--- begin Data excerpts ---

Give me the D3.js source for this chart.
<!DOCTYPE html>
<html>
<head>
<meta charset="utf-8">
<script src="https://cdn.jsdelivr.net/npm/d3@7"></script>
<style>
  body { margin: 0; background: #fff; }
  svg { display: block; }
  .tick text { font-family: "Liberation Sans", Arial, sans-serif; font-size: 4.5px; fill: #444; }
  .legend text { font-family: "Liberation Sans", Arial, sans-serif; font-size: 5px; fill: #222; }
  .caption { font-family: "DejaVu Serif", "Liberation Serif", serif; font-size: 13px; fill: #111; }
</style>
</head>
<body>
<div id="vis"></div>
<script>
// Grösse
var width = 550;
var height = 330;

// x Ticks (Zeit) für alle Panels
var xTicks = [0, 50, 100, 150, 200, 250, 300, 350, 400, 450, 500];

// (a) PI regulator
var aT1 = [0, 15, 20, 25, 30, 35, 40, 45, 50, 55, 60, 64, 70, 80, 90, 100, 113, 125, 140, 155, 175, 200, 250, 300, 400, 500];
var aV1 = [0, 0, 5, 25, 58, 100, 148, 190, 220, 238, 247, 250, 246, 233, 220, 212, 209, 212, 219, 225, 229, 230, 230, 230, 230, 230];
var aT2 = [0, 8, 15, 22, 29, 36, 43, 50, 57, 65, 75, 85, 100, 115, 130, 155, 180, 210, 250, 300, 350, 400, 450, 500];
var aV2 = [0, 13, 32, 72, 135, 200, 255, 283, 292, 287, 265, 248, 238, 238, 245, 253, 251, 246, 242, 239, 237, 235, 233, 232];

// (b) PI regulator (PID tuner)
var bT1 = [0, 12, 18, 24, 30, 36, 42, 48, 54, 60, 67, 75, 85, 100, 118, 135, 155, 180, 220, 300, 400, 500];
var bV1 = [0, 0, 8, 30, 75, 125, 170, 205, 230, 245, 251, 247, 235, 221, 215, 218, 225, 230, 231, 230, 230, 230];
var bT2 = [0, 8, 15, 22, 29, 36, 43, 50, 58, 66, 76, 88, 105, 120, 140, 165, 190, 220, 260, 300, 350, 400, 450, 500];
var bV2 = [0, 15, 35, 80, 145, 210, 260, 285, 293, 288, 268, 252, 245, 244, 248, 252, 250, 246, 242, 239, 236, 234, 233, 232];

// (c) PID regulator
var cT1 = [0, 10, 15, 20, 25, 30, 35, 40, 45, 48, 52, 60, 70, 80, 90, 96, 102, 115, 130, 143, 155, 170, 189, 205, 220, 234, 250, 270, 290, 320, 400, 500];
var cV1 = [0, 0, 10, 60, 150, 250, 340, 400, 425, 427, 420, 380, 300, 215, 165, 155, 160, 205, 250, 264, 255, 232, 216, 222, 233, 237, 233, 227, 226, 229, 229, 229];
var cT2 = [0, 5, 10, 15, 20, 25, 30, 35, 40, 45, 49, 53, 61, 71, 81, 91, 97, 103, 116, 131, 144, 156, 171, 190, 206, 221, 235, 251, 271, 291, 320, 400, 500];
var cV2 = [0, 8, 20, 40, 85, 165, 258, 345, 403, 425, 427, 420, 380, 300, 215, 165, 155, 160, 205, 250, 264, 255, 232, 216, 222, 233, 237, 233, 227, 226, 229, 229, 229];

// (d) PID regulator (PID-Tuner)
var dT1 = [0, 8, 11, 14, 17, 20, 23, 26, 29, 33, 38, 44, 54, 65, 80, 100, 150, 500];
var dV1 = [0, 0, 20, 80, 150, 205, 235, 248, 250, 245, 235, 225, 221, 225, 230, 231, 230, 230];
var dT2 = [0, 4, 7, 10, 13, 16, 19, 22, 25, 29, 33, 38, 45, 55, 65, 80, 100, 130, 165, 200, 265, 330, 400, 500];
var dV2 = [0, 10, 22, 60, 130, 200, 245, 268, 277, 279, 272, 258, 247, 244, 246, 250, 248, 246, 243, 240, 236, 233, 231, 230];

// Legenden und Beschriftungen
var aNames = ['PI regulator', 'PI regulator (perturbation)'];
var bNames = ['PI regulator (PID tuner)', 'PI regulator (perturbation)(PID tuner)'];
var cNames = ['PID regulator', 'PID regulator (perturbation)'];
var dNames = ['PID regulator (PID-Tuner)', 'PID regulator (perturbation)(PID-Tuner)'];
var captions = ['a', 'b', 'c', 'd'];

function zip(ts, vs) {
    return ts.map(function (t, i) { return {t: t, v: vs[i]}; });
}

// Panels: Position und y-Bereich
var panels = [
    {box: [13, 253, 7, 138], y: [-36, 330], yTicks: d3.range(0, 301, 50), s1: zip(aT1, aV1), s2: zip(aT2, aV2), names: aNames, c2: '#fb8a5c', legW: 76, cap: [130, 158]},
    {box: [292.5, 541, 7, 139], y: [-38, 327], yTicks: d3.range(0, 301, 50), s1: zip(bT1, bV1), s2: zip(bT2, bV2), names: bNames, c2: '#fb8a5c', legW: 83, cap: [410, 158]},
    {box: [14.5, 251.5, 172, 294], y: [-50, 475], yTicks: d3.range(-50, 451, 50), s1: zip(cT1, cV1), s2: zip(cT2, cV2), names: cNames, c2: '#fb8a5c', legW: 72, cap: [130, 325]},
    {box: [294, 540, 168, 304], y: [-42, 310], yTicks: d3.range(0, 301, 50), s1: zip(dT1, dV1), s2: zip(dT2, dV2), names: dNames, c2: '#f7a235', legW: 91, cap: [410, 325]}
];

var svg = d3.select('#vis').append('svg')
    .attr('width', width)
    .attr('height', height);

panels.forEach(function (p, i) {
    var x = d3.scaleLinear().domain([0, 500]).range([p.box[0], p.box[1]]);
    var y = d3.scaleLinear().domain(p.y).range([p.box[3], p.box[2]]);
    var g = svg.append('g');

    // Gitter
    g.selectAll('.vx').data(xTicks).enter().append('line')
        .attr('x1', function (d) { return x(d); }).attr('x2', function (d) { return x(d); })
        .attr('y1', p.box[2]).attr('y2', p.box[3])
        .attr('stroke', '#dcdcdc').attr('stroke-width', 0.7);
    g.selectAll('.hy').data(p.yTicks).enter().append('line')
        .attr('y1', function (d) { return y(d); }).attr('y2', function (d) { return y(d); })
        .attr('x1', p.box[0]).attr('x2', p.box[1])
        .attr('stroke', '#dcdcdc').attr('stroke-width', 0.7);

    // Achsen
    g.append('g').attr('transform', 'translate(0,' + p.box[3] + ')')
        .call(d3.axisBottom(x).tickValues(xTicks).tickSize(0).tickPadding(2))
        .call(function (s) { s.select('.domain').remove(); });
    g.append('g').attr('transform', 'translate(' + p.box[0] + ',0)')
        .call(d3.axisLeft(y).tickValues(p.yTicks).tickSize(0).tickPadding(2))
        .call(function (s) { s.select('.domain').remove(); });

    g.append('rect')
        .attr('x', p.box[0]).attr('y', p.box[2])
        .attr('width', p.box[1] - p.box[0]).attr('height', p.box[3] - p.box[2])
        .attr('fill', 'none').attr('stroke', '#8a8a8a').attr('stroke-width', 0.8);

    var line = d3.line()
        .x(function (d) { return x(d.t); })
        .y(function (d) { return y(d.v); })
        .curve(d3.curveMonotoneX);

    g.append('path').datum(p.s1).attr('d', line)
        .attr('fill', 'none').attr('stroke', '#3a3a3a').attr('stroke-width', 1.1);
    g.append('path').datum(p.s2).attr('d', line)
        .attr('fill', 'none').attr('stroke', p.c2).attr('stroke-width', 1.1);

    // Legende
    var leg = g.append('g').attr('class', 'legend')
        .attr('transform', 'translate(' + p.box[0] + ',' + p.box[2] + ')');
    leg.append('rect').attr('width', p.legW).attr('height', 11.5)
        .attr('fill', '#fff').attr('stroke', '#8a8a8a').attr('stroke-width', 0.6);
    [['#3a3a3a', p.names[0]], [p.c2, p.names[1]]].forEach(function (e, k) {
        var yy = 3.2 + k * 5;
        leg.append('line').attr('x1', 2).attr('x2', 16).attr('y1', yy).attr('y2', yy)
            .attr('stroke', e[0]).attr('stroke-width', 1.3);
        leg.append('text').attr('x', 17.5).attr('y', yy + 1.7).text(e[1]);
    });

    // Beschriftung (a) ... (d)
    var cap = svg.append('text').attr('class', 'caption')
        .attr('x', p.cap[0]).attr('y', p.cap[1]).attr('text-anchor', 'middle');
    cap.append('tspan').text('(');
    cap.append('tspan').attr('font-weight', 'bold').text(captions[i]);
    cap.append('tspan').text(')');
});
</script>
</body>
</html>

--- end Data excerpts ---
--- begin Data excerpts ---

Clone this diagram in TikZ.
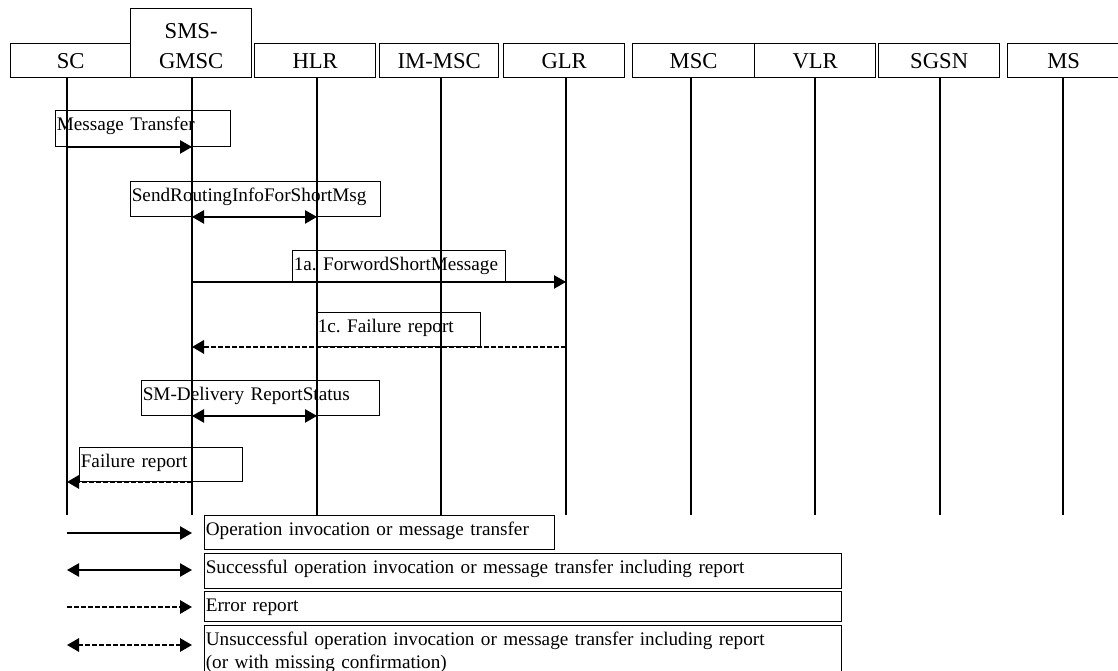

--- end Data excerpts ---
--- begin Data excerpts ---

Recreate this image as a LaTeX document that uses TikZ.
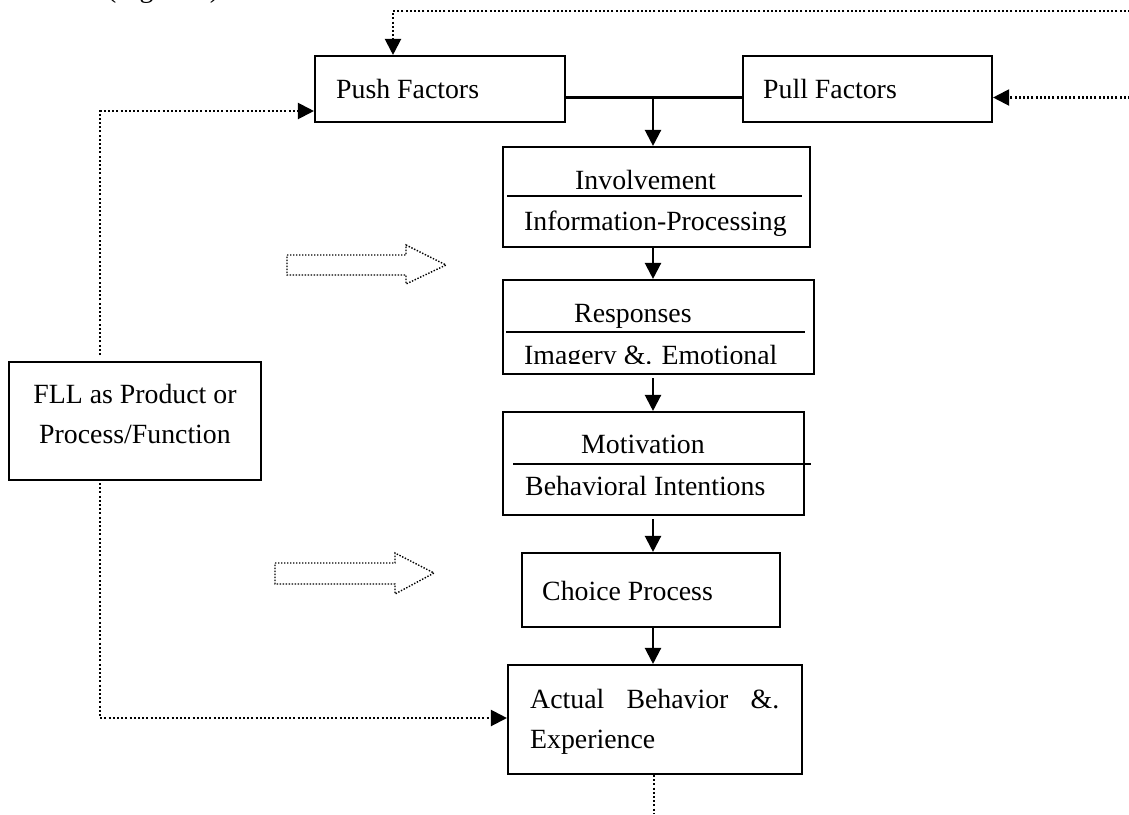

--- end Data excerpts ---

What the task requires » Reproduce exactly the lines from the line with "Give me the D3.js source for this chart." to the line with "200, 250, 300, 350, 400, 450, 500];", both end lines included.

Full response »
Give me the D3.js source for this chart.
<!DOCTYPE html>
<html>
<head>
<meta charset="utf-8">
<script src="https://cdn.jsdelivr.net/npm/d3@7"></script>
<style>
  body { margin: 0; background: #fff; }
  svg { display: block; }
  .tick text { font-family: "Liberation Sans", Arial, sans-serif; font-size: 4.5px; fill: #444; }
  .legend text { font-family: "Liberation Sans", Arial, sans-serif; font-size: 5px; fill: #222; }
  .caption { font-family: "DejaVu Serif", "Liberation Serif", serif; font-size: 13px; fill: #111; }
</style>
</head>
<body>
<div id="vis"></div>
<script>
// Grösse
var width = 550;
var height = 330;

// x Ticks (Zeit) für alle Panels
var xTicks = [0, 50, 100, 150, 200, 250, 300, 350, 400, 450, 500];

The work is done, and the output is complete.